### EXERCISE GOAL:
Report the number of lines in the entries below that include the word "diagram", and nothing else.

### RECORDS TO USE:
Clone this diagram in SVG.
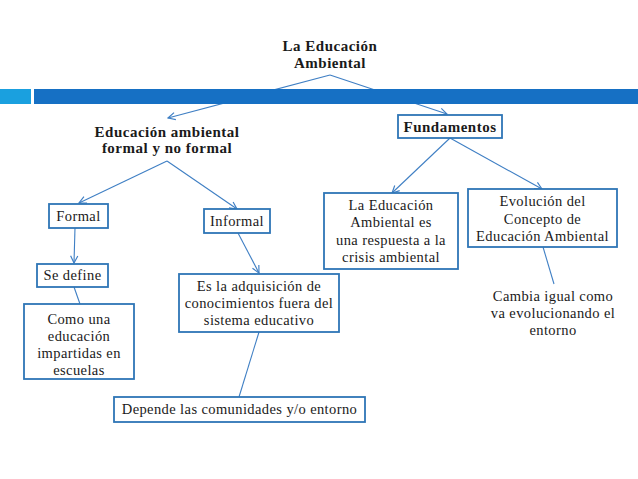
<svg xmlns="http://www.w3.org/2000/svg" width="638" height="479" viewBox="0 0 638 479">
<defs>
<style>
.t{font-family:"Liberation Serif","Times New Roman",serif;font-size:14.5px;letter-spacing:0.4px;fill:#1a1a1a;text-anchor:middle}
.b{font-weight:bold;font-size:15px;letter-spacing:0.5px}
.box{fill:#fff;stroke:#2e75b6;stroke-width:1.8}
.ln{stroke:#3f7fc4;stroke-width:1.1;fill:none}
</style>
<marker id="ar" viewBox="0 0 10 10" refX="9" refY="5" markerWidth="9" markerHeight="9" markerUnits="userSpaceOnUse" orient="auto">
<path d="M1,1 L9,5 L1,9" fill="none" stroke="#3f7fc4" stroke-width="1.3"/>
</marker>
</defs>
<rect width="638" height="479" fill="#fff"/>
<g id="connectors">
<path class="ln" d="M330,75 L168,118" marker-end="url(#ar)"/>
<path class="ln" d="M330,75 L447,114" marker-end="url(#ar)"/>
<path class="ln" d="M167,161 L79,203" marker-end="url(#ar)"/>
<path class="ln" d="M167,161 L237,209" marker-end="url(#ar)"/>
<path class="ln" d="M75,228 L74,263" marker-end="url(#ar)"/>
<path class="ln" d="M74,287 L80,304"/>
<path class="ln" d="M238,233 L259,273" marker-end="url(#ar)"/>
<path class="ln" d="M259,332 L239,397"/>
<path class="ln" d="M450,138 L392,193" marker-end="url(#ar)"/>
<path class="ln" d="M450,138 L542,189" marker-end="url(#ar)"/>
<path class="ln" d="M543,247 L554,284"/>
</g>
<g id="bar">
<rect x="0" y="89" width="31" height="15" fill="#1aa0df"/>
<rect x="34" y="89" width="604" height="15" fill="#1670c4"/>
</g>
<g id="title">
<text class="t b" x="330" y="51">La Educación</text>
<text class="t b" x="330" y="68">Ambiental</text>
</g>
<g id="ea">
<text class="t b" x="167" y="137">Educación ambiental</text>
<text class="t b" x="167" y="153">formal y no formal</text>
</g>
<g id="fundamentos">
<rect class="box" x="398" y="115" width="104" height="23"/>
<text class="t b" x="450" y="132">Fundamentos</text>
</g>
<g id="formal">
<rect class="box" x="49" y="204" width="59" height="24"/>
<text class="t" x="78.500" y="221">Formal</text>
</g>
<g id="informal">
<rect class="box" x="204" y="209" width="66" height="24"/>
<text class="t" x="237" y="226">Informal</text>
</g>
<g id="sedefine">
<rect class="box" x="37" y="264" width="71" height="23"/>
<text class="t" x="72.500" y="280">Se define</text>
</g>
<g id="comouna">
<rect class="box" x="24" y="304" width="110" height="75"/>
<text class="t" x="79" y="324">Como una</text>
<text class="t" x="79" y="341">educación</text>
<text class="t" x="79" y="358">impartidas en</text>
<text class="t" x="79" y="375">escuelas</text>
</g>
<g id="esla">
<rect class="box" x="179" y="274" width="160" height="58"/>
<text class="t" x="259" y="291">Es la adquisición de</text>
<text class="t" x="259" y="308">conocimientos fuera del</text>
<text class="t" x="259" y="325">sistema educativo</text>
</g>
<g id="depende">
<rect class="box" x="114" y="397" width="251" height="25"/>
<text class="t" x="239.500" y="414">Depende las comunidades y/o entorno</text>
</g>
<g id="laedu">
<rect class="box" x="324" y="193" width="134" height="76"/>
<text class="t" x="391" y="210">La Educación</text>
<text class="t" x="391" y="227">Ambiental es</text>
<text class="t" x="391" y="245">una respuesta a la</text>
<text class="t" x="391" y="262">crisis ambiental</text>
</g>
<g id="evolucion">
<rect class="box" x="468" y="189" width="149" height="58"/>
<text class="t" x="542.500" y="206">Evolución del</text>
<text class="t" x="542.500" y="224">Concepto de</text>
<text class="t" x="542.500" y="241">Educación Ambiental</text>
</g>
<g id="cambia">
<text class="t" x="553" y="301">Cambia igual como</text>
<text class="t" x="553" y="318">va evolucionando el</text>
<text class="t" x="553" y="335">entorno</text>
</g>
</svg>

--

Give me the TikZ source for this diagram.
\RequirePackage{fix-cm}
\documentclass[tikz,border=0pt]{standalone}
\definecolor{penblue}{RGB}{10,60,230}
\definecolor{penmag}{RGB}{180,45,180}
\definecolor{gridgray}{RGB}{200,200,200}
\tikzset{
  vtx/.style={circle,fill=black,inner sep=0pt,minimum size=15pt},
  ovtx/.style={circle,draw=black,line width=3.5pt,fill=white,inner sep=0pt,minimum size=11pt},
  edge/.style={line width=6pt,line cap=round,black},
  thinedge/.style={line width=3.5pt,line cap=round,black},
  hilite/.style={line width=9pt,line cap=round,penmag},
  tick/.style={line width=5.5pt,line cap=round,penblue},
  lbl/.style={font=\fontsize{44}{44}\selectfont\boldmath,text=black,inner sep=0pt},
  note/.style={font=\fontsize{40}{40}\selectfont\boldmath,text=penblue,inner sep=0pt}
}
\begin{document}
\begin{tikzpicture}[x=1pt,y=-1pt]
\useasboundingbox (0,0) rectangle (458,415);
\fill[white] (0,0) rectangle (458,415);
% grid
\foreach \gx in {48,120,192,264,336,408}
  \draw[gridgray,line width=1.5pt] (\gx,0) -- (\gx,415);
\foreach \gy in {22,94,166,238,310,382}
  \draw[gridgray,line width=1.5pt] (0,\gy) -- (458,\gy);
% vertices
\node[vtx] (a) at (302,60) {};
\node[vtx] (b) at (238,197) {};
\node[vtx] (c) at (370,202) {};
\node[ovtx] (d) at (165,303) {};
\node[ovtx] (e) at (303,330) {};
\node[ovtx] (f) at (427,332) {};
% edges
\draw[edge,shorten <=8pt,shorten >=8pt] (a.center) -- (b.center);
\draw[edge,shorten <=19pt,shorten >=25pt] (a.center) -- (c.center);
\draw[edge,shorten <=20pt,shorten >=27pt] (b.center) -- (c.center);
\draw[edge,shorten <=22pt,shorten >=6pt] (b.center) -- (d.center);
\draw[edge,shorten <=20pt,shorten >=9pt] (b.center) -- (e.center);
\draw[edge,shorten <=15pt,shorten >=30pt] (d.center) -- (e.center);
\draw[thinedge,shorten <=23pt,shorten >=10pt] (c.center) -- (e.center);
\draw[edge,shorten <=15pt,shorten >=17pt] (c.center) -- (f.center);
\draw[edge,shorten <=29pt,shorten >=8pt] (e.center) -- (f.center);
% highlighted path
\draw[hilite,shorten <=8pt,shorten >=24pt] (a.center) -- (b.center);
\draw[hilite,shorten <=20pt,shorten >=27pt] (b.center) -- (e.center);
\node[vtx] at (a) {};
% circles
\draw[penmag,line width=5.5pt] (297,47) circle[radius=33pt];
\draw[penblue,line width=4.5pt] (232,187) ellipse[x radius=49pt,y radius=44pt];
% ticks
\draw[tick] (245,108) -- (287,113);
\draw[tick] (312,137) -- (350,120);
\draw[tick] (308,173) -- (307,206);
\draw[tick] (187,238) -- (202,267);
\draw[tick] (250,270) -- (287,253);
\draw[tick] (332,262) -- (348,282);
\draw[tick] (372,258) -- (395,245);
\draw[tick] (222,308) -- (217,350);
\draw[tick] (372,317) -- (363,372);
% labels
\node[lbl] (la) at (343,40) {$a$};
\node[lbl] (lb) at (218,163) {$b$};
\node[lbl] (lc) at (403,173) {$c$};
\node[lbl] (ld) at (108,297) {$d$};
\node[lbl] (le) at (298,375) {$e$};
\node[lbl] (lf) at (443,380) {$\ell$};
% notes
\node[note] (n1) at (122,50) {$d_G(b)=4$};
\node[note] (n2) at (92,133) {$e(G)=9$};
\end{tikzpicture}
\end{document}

### THE ANSWER:
2